Give every line again exactly as it appears, please, but not the pictures.

>>>

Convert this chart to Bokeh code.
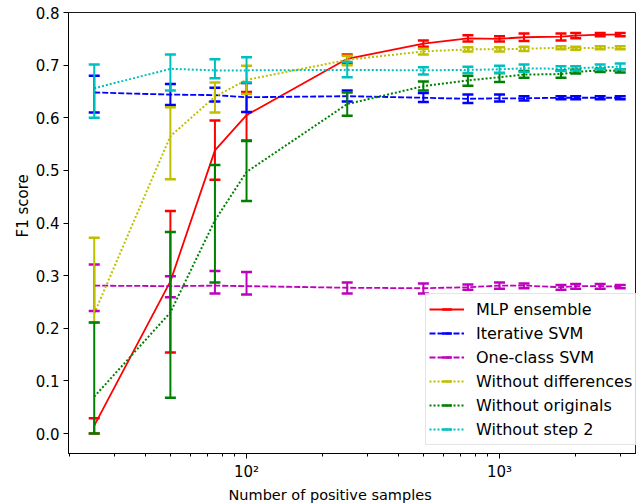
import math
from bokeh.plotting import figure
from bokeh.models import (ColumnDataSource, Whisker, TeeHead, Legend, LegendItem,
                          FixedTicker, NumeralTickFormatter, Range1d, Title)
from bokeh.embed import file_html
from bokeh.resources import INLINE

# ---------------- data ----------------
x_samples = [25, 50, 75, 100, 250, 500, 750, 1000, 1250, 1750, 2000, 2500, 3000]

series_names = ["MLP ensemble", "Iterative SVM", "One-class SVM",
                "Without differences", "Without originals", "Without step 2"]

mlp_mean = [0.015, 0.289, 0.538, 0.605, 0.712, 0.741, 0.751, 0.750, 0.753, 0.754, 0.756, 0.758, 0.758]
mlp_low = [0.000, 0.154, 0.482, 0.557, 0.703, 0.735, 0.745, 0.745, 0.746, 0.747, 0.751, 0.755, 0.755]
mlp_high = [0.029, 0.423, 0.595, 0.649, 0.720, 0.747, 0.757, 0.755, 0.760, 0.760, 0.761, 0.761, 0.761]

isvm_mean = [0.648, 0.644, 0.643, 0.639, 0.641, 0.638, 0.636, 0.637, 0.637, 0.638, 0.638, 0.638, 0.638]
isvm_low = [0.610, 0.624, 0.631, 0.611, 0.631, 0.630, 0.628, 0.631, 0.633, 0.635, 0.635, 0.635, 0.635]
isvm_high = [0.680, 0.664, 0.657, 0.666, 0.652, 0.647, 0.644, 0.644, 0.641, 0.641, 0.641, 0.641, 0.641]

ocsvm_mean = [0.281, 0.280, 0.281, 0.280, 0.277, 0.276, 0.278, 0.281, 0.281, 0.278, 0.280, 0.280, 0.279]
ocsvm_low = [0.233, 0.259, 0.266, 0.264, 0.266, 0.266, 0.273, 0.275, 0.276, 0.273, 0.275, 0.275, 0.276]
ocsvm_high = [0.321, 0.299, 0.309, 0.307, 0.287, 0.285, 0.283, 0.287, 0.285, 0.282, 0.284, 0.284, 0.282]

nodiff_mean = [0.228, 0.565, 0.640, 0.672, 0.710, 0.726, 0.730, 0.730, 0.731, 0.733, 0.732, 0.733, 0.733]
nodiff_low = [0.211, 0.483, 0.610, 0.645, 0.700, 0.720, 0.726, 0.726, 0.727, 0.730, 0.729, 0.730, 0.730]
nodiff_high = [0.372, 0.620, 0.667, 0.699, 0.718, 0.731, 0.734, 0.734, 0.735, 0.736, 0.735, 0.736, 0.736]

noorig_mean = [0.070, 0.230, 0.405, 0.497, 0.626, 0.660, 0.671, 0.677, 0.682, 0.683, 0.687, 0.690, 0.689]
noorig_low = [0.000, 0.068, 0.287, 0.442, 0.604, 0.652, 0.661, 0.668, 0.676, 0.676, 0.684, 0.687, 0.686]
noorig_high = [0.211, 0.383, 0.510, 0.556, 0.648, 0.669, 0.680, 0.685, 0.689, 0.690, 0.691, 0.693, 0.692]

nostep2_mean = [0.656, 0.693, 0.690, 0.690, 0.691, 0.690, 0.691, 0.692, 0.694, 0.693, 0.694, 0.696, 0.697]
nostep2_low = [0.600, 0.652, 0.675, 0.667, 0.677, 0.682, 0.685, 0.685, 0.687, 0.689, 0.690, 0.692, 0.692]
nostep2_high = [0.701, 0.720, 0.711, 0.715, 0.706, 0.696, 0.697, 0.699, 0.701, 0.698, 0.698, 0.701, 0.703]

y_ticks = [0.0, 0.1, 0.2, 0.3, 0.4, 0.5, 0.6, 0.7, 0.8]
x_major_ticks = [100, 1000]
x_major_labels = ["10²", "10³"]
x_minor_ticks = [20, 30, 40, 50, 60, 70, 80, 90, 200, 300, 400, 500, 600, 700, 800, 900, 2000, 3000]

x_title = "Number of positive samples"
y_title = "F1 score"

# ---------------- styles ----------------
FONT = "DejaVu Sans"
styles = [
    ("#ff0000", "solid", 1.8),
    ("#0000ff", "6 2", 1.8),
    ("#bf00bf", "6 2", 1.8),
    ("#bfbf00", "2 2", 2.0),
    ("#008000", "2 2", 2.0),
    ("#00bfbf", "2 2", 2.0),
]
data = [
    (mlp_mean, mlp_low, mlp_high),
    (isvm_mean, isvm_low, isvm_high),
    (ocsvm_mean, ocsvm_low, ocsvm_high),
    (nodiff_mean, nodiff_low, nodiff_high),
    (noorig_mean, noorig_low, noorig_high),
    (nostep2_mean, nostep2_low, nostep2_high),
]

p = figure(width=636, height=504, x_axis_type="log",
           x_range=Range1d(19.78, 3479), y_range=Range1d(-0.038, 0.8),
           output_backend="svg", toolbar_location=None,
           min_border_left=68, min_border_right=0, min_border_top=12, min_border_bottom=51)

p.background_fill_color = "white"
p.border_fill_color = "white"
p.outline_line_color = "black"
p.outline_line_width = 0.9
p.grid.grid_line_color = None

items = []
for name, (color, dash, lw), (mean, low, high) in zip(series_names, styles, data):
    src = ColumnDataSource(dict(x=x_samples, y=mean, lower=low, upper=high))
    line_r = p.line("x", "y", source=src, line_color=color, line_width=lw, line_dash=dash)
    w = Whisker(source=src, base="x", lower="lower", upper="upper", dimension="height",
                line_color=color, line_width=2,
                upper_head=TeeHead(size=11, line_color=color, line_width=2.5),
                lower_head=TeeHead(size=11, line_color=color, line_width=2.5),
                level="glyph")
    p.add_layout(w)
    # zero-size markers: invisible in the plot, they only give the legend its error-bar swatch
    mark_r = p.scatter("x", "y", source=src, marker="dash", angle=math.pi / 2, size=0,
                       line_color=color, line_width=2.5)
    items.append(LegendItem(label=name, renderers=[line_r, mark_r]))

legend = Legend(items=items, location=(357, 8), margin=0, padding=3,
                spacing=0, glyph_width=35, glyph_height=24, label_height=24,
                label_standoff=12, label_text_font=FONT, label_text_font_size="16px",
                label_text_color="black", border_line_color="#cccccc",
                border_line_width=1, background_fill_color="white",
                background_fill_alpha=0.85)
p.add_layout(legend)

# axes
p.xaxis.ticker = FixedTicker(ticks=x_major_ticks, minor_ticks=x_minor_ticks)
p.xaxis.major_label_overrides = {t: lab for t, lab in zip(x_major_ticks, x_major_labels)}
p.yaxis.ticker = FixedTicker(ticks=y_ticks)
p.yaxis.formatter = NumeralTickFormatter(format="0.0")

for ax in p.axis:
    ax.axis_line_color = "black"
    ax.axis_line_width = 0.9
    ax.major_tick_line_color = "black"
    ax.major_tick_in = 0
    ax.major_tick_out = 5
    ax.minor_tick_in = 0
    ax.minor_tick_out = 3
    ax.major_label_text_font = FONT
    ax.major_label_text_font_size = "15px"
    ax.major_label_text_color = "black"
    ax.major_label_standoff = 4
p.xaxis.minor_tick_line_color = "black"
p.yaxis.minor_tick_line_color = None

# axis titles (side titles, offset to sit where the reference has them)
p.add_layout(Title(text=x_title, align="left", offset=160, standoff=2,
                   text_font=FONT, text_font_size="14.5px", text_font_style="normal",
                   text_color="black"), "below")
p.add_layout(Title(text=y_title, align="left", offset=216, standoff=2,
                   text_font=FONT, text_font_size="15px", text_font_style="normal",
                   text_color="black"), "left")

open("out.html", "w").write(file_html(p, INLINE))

<<<

▶ The response:
Convert this chart to Bokeh code.
import math
from bokeh.plotting import figure
from bokeh.models import (ColumnDataSource, Whisker, TeeHead, Legend, LegendItem,
                          FixedTicker, NumeralTickFormatter, Range1d, Title)
from bokeh.embed import file_html
from bokeh.resources import INLINE

# ---------------- data ----------------
x_samples = [25, 50, 75, 100, 250, 500, 750, 1000, 1250, 1750, 2000, 2500, 3000]

series_names = ["MLP ensemble", "Iterative SVM", "One-class SVM",
                "Without differences", "Without originals", "Without step 2"]

mlp_mean = [0.015, 0.289, 0.538, 0.605, 0.712, 0.741, 0.751, 0.750, 0.753, 0.754, 0.756, 0.758, 0.758]
mlp_low = [0.000, 0.154, 0.482, 0.557, 0.703, 0.735, 0.745, 0.745, 0.746, 0.747, 0.751, 0.755, 0.755]
mlp_high = [0.029, 0.423, 0.595, 0.649, 0.720, 0.747, 0.757, 0.755, 0.760, 0.760, 0.761, 0.761, 0.761]

isvm_mean = [0.648, 0.644, 0.643, 0.639, 0.641, 0.638, 0.636, 0.637, 0.637, 0.638, 0.638, 0.638, 0.638]
isvm_low = [0.610, 0.624, 0.631, 0.611, 0.631, 0.630, 0.628, 0.631, 0.633, 0.635, 0.635, 0.635, 0.635]
isvm_high = [0.680, 0.664, 0.657, 0.666, 0.652, 0.647, 0.644, 0.644, 0.641, 0.641, 0.641, 0.641, 0.641]

ocsvm_mean = [0.281, 0.280, 0.281, 0.280, 0.277, 0.276, 0.278, 0.281, 0.281, 0.278, 0.280, 0.280, 0.279]
ocsvm_low = [0.233, 0.259, 0.266, 0.264, 0.266, 0.266, 0.273, 0.275, 0.276, 0.273, 0.275, 0.275, 0.276]
ocsvm_high = [0.321, 0.299, 0.309, 0.307, 0.287, 0.285, 0.283, 0.287, 0.285, 0.282, 0.284, 0.284, 0.282]

nodiff_mean = [0.228, 0.565, 0.640, 0.672, 0.710, 0.726, 0.730, 0.730, 0.731, 0.733, 0.732, 0.733, 0.733]
nodiff_low = [0.211, 0.483, 0.610, 0.645, 0.700, 0.720, 0.726, 0.726, 0.727, 0.730, 0.729, 0.730, 0.730]
nodiff_high = [0.372, 0.620, 0.667, 0.699, 0.718, 0.731, 0.734, 0.734, 0.735, 0.736, 0.735, 0.736, 0.736]

noorig_mean = [0.070, 0.230, 0.405, 0.497, 0.626, 0.660, 0.671, 0.677, 0.682, 0.683, 0.687, 0.690, 0.689]
noorig_low = [0.000, 0.068, 0.287, 0.442, 0.604, 0.652, 0.661, 0.668, 0.676, 0.676, 0.684, 0.687, 0.686]
noorig_high = [0.211, 0.383, 0.510, 0.556, 0.648, 0.669, 0.680, 0.685, 0.689, 0.690, 0.691, 0.693, 0.692]

nostep2_mean = [0.656, 0.693, 0.690, 0.690, 0.691, 0.690, 0.691, 0.692, 0.694, 0.693, 0.694, 0.696, 0.697]
nostep2_low = [0.600, 0.652, 0.675, 0.667, 0.677, 0.682, 0.685, 0.685, 0.687, 0.689, 0.690, 0.692, 0.692]
nostep2_high = [0.701, 0.720, 0.711, 0.715, 0.706, 0.696, 0.697, 0.699, 0.701, 0.698, 0.698, 0.701, 0.703]

y_ticks = [0.0, 0.1, 0.2, 0.3, 0.4, 0.5, 0.6, 0.7, 0.8]
x_major_ticks = [100, 1000]
x_major_labels = ["10²", "10³"]
x_minor_ticks = [20, 30, 40, 50, 60, 70, 80, 90, 200, 300, 400, 500, 600, 700, 800, 900, 2000, 3000]

x_title = "Number of positive samples"
y_title = "F1 score"

# ---------------- styles ----------------
FONT = "DejaVu Sans"
styles = [
    ("#ff0000", "solid", 1.8),
    ("#0000ff", "6 2", 1.8),
    ("#bf00bf", "6 2", 1.8),
    ("#bfbf00", "2 2", 2.0),
    ("#008000", "2 2", 2.0),
    ("#00bfbf", "2 2", 2.0),
]
data = [
    (mlp_mean, mlp_low, mlp_high),
    (isvm_mean, isvm_low, isvm_high),
    (ocsvm_mean, ocsvm_low, ocsvm_high),
    (nodiff_mean, nodiff_low, nodiff_high),
    (noorig_mean, noorig_low, noorig_high),
    (nostep2_mean, nostep2_low, nostep2_high),
]

p = figure(width=636, height=504, x_axis_type="log",
           x_range=Range1d(19.78, 3479), y_range=Range1d(-0.038, 0.8),
           output_backend="svg", toolbar_location=None,
           min_border_left=68, min_border_right=0, min_border_top=12, min_border_bottom=51)

p.background_fill_color = "white"
p.border_fill_color = "white"
p.outline_line_color = "black"
p.outline_line_width = 0.9
p.grid.grid_line_color = None

items = []
for name, (color, dash, lw), (mean, low, high) in zip(series_names, styles, data):
    src = ColumnDataSource(dict(x=x_samples, y=mean, lower=low, upper=high))
    line_r = p.line("x", "y", source=src, line_color=color, line_width=lw, line_dash=dash)
    w = Whisker(source=src, base="x", lower="lower", upper="upper", dimension="height",
                line_color=color, line_width=2,
                upper_head=TeeHead(size=11, line_color=color, line_width=2.5),
                lower_head=TeeHead(size=11, line_color=color, line_width=2.5),
                level="glyph")
    p.add_layout(w)
    # zero-size markers: invisible in the plot, they only give the legend its error-bar swatch
    mark_r = p.scatter("x", "y", source=src, marker="dash", angle=math.pi / 2, size=0,
                       line_color=color, line_width=2.5)
    items.append(LegendItem(label=name, renderers=[line_r, mark_r]))

legend = Legend(items=items, location=(357, 8), margin=0, padding=3,
                spacing=0, glyph_width=35, glyph_height=24, label_height=24,
                label_standoff=12, label_text_font=FONT, label_text_font_size="16px",
                label_text_color="black", border_line_color="#cccccc",
                border_line_width=1, background_fill_color="white",
                background_fill_alpha=0.85)
p.add_layout(legend)

# axes
p.xaxis.ticker = FixedTicker(ticks=x_major_ticks, minor_ticks=x_minor_ticks)
p.xaxis.major_label_overrides = {t: lab for t, lab in zip(x_major_ticks, x_major_labels)}
p.yaxis.ticker = FixedTicker(ticks=y_ticks)
p.yaxis.formatter = NumeralTickFormatter(format="0.0")

for ax in p.axis:
    ax.axis_line_color = "black"
    ax.axis_line_width = 0.9
    ax.major_tick_line_color = "black"
    ax.major_tick_in = 0
    ax.major_tick_out = 5
    ax.minor_tick_in = 0
    ax.minor_tick_out = 3
    ax.major_label_text_font = FONT
    ax.major_label_text_font_size = "15px"
    ax.major_label_text_color = "black"
    ax.major_label_standoff = 4
p.xaxis.minor_tick_line_color = "black"
p.yaxis.minor_tick_line_color = None

# axis titles (side titles, offset to sit where the reference has them)
p.add_layout(Title(text=x_title, align="left", offset=160, standoff=2,
                   text_font=FONT, text_font_size="14.5px", text_font_style="normal",
                   text_color="black"), "below")
p.add_layout(Title(text=y_title, align="left", offset=216, standoff=2,
                   text_font=FONT, text_font_size="15px", text_font_style="normal",
                   text_color="black"), "left")

open("out.html", "w").write(file_html(p, INLINE))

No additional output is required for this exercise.